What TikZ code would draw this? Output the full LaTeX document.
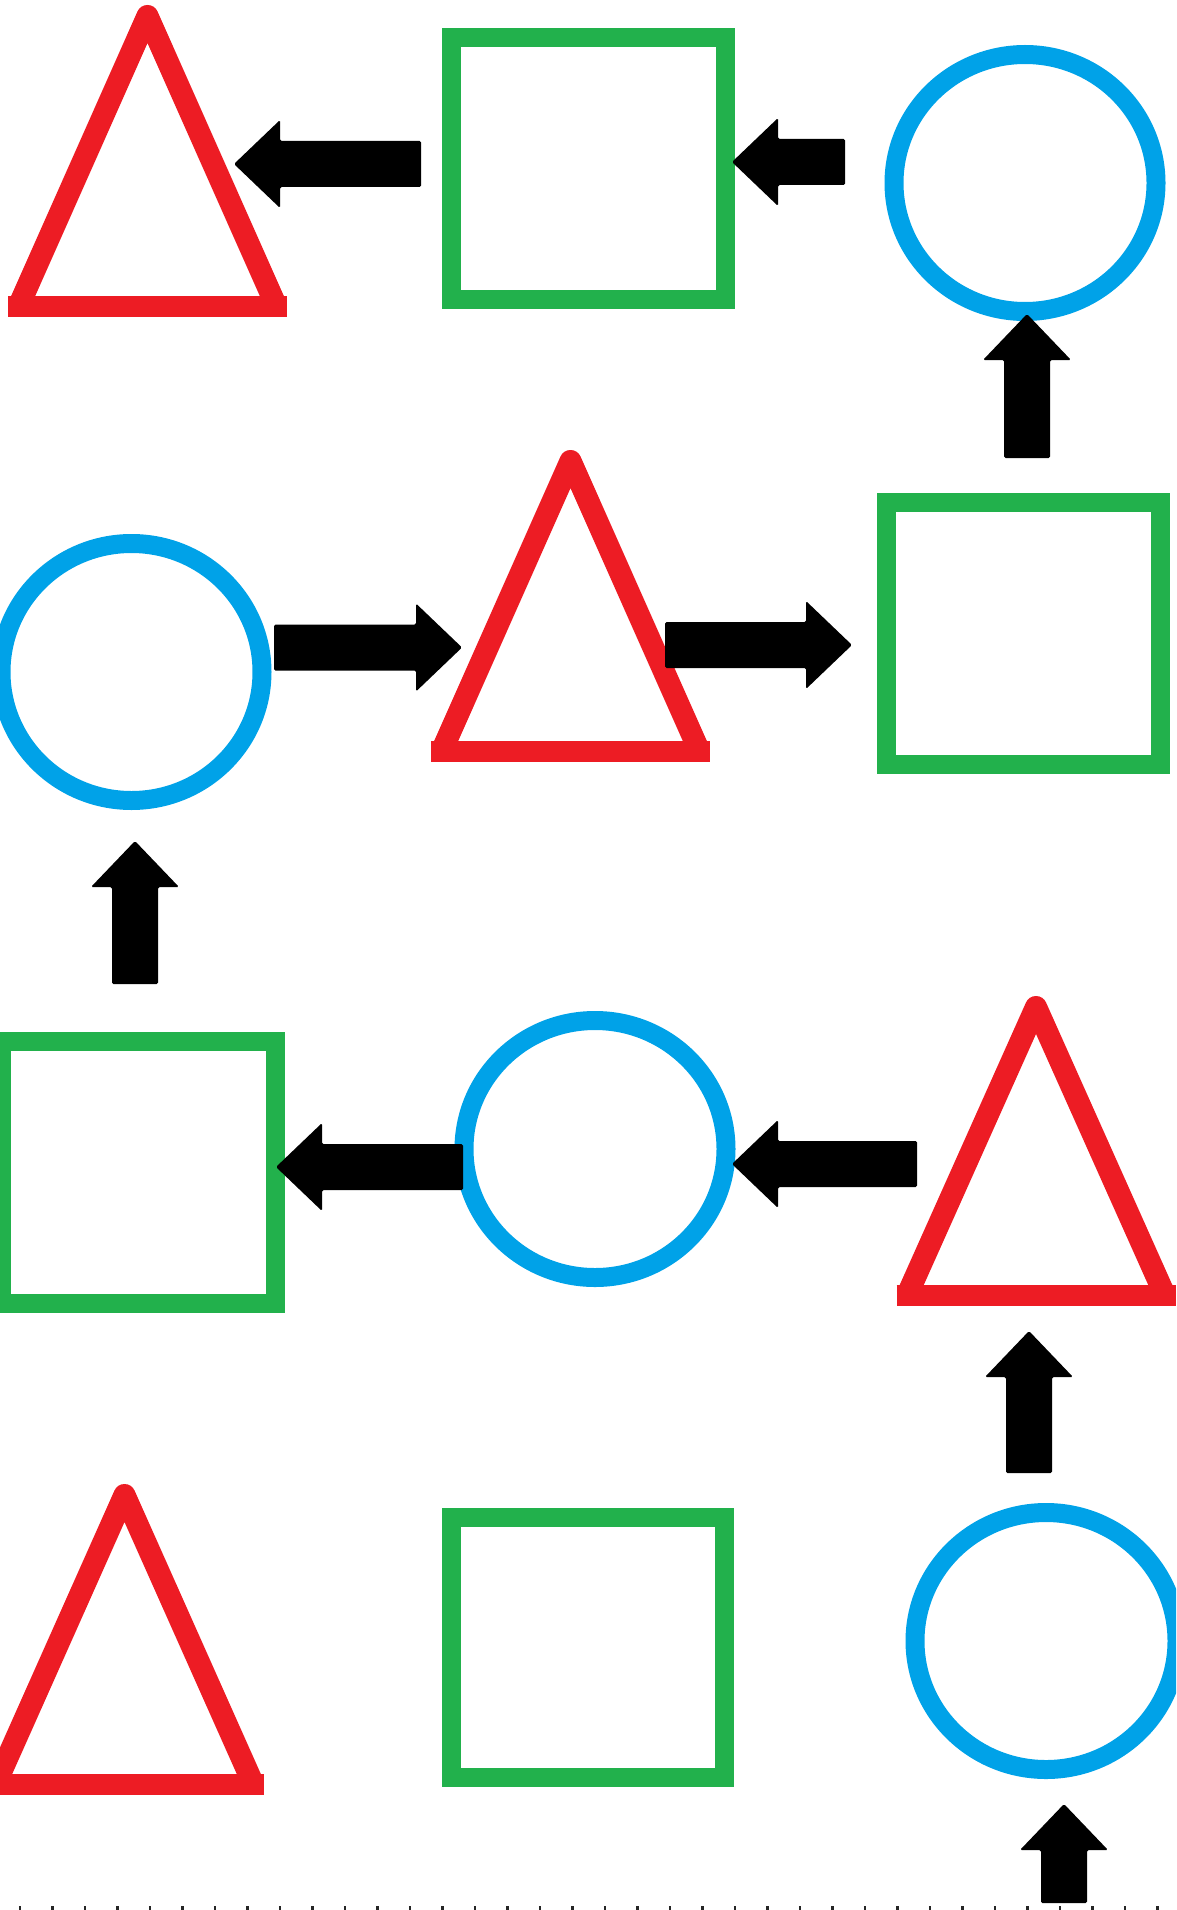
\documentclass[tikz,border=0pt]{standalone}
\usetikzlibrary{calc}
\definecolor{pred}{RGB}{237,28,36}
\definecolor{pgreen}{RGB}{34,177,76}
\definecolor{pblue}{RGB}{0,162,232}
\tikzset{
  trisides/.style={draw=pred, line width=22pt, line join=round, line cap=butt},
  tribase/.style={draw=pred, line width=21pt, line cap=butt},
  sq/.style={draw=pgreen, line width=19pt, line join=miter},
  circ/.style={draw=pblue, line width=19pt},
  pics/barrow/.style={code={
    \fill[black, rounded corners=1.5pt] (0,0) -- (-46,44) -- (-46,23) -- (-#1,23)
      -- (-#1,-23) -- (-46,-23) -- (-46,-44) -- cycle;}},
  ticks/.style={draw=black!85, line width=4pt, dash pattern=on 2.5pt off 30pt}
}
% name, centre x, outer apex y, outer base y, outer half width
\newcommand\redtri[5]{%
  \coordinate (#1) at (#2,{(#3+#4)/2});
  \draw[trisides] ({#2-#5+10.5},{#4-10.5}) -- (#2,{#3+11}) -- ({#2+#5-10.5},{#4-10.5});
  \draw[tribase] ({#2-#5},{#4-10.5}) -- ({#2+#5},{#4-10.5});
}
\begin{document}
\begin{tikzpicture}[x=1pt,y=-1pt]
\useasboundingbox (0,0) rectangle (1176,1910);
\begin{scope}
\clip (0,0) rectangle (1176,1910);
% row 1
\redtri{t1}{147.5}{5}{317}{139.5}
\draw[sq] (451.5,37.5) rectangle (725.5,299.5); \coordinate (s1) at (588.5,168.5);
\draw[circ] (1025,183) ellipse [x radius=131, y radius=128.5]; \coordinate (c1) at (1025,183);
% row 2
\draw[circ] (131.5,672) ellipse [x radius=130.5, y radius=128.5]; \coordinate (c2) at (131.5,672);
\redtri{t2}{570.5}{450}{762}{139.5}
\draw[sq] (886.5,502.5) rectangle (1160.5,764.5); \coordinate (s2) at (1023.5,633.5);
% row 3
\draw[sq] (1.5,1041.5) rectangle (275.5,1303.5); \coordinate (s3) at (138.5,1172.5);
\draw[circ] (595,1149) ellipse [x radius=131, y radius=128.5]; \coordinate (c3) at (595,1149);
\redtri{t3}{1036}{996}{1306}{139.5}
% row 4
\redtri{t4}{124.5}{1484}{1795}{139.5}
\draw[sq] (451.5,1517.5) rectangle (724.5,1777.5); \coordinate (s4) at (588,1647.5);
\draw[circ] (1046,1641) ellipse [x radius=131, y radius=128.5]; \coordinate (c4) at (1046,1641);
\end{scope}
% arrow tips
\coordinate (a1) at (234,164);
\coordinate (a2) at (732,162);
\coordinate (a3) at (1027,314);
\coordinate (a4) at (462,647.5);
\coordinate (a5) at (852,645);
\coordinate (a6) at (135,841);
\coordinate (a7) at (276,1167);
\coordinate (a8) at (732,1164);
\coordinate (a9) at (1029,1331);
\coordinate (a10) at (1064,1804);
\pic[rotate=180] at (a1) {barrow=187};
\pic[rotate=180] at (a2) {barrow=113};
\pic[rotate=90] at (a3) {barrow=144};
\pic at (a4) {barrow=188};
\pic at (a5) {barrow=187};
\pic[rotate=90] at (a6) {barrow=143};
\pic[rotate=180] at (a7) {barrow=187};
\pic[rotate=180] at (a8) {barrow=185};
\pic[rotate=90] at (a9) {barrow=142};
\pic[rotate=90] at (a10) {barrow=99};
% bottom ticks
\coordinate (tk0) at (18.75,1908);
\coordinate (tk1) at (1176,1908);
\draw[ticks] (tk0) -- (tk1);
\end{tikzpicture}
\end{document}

- **TASK TO CARRY OUT**
Copy out the listing exactly as it stands, but not the pictures.

- **FINISHED TASK**
What TikZ code would draw this? Output the full LaTeX document.
\documentclass[tikz,border=0pt]{standalone}
\usetikzlibrary{calc}
\definecolor{pred}{RGB}{237,28,36}
\definecolor{pgreen}{RGB}{34,177,76}
\definecolor{pblue}{RGB}{0,162,232}
\tikzset{
  trisides/.style={draw=pred, line width=22pt, line join=round, line cap=butt},
  tribase/.style={draw=pred, line width=21pt, line cap=butt},
  sq/.style={draw=pgreen, line width=19pt, line join=miter},
  circ/.style={draw=pblue, line width=19pt},
  pics/barrow/.style={code={
    \fill[black, rounded corners=1.5pt] (0,0) -- (-46,44) -- (-46,23) -- (-#1,23)
      -- (-#1,-23) -- (-46,-23) -- (-46,-44) -- cycle;}},
  ticks/.style={draw=black!85, line width=4pt, dash pattern=on 2.5pt off 30pt}
}
% name, centre x, outer apex y, outer base y, outer half width
\newcommand\redtri[5]{%
  \coordinate (#1) at (#2,{(#3+#4)/2});
  \draw[trisides] ({#2-#5+10.5},{#4-10.5}) -- (#2,{#3+11}) -- ({#2+#5-10.5},{#4-10.5});
  \draw[tribase] ({#2-#5},{#4-10.5}) -- ({#2+#5},{#4-10.5});
}
\begin{document}
\begin{tikzpicture}[x=1pt,y=-1pt]
\useasboundingbox (0,0) rectangle (1176,1910);
\begin{scope}
\clip (0,0) rectangle (1176,1910);
% row 1
\redtri{t1}{147.5}{5}{317}{139.5}
\draw[sq] (451.5,37.5) rectangle (725.5,299.5); \coordinate (s1) at (588.5,168.5);
\draw[circ] (1025,183) ellipse [x radius=131, y radius=128.5]; \coordinate (c1) at (1025,183);
% row 2
\draw[circ] (131.5,672) ellipse [x radius=130.5, y radius=128.5]; \coordinate (c2) at (131.5,672);
\redtri{t2}{570.5}{450}{762}{139.5}
\draw[sq] (886.5,502.5) rectangle (1160.5,764.5); \coordinate (s2) at (1023.5,633.5);
% row 3
\draw[sq] (1.5,1041.5) rectangle (275.5,1303.5); \coordinate (s3) at (138.5,1172.5);
\draw[circ] (595,1149) ellipse [x radius=131, y radius=128.5]; \coordinate (c3) at (595,1149);
\redtri{t3}{1036}{996}{1306}{139.5}
% row 4
\redtri{t4}{124.5}{1484}{1795}{139.5}
\draw[sq] (451.5,1517.5) rectangle (724.5,1777.5); \coordinate (s4) at (588,1647.5);
\draw[circ] (1046,1641) ellipse [x radius=131, y radius=128.5]; \coordinate (c4) at (1046,1641);
\end{scope}
% arrow tips
\coordinate (a1) at (234,164);
\coordinate (a2) at (732,162);
\coordinate (a3) at (1027,314);
\coordinate (a4) at (462,647.5);
\coordinate (a5) at (852,645);
\coordinate (a6) at (135,841);
\coordinate (a7) at (276,1167);
\coordinate (a8) at (732,1164);
\coordinate (a9) at (1029,1331);
\coordinate (a10) at (1064,1804);
\pic[rotate=180] at (a1) {barrow=187};
\pic[rotate=180] at (a2) {barrow=113};
\pic[rotate=90] at (a3) {barrow=144};
\pic at (a4) {barrow=188};
\pic at (a5) {barrow=187};
\pic[rotate=90] at (a6) {barrow=143};
\pic[rotate=180] at (a7) {barrow=187};
\pic[rotate=180] at (a8) {barrow=185};
\pic[rotate=90] at (a9) {barrow=142};
\pic[rotate=90] at (a10) {barrow=99};
% bottom ticks
\coordinate (tk0) at (18.75,1908);
\coordinate (tk1) at (1176,1908);
\draw[ticks] (tk0) -- (tk1);
\end{tikzpicture}
\end{document}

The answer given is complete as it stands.